__Written exercise__.
Carry none of the pictures over; write out the complete data exactly.

__Source excerpt__.
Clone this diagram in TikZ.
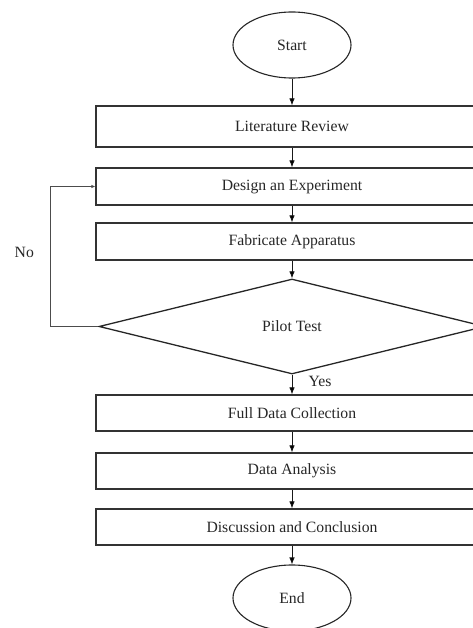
\documentclass[tikz,border=0pt]{standalone}
\usepackage{fontspec}
\setmainfont{Liberation Serif}
\usetikzlibrary{arrows.meta, shapes.geometric}

\begin{document}
\begin{tikzpicture}[x=1pt, y=-1pt,
    font=\fontsize{15.7}{18}\selectfont, text=black!85,
    stepbox/.style={draw=black!80, line width=1.3pt, minimum width=392pt, minimum height=36pt, inner sep=0pt},
    terminal/.style={ellipse, draw=black!85, line width=1.1pt, minimum width=118pt, minimum height=66pt, inner sep=0pt},
    decision/.style={diamond, draw=black!85, line width=1.3pt, minimum width=386pt, minimum height=95pt, inner sep=0pt},
    flow/.style={-{Latex[length=7pt, width=5.5pt]}, line width=0.7pt, draw=black!90},
    back/.style={-{Latex[length=4pt, width=3.5pt]}, line width=0.9pt, draw=black!70}]
    \useasboundingbox (0,0) rectangle (473,628);

    \node[terminal] (start) at (292, 45) {Start};
    \node[stepbox, minimum height=41pt] (lit) at (292, 126.5) {Literature Review};
    \node[stepbox, minimum height=37pt] (design) at (292, 186.5) {Design an Experiment};
    \node[stepbox, minimum height=37pt] (fab) at (292, 241.5) {Fabricate Apparatus};
    \node[decision] (pilot) at (292, 326.5) {Pilot Test};
    \node[stepbox] (full) at (292, 413) {Full Data Collection};
    \node[stepbox] (analysis) at (292, 471) {Data Analysis};
    \node[stepbox] (concl) at (292, 527) {Discussion and Conclusion};
    \node[terminal] (end) at (292, 598) {End};
    \coordinate (turn) at (50.7, 326.5);

    \draw[flow] (start) edge (lit)
          (lit) edge (design)
          (design) edge (fab)
          (fab) edge (pilot)
          (pilot) edge node[right, xshift=13pt, yshift=3pt]{Yes} (full)
          (full) edge (analysis)
          (analysis) edge (concl)
          (concl) edge (end)
          ;
    \draw[back] (pilot.west) -- (turn) |- node[pos=0.265, left, xshift=-13pt]{No} (design.west);
\end{tikzpicture}
\end{document}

__Answer below__.
Clone this diagram in TikZ.
\documentclass[tikz,border=0pt]{standalone}
\usepackage{fontspec}
\setmainfont{Liberation Serif}
\usetikzlibrary{arrows.meta, shapes.geometric}

\begin{document}
\begin{tikzpicture}[x=1pt, y=-1pt,
    font=\fontsize{15.7}{18}\selectfont, text=black!85,
    stepbox/.style={draw=black!80, line width=1.3pt, minimum width=392pt, minimum height=36pt, inner sep=0pt},
    terminal/.style={ellipse, draw=black!85, line width=1.1pt, minimum width=118pt, minimum height=66pt, inner sep=0pt},
    decision/.style={diamond, draw=black!85, line width=1.3pt, minimum width=386pt, minimum height=95pt, inner sep=0pt},
    flow/.style={-{Latex[length=7pt, width=5.5pt]}, line width=0.7pt, draw=black!90},
    back/.style={-{Latex[length=4pt, width=3.5pt]}, line width=0.9pt, draw=black!70}]
    \useasboundingbox (0,0) rectangle (473,628);

    \node[terminal] (start) at (292, 45) {Start};
    \node[stepbox, minimum height=41pt] (lit) at (292, 126.5) {Literature Review};
    \node[stepbox, minimum height=37pt] (design) at (292, 186.5) {Design an Experiment};
    \node[stepbox, minimum height=37pt] (fab) at (292, 241.5) {Fabricate Apparatus};
    \node[decision] (pilot) at (292, 326.5) {Pilot Test};
    \node[stepbox] (full) at (292, 413) {Full Data Collection};
    \node[stepbox] (analysis) at (292, 471) {Data Analysis};
    \node[stepbox] (concl) at (292, 527) {Discussion and Conclusion};
    \node[terminal] (end) at (292, 598) {End};
    \coordinate (turn) at (50.7, 326.5);

    \draw[flow] (start) edge (lit)
          (lit) edge (design)
          (design) edge (fab)
          (fab) edge (pilot)
          (pilot) edge node[right, xshift=13pt, yshift=3pt]{Yes} (full)
          (full) edge (analysis)
          (analysis) edge (concl)
          (concl) edge (end)
          ;
    \draw[back] (pilot.west) -- (turn) |- node[pos=0.265, left, xshift=-13pt]{No} (design.west);
\end{tikzpicture}
\end{document}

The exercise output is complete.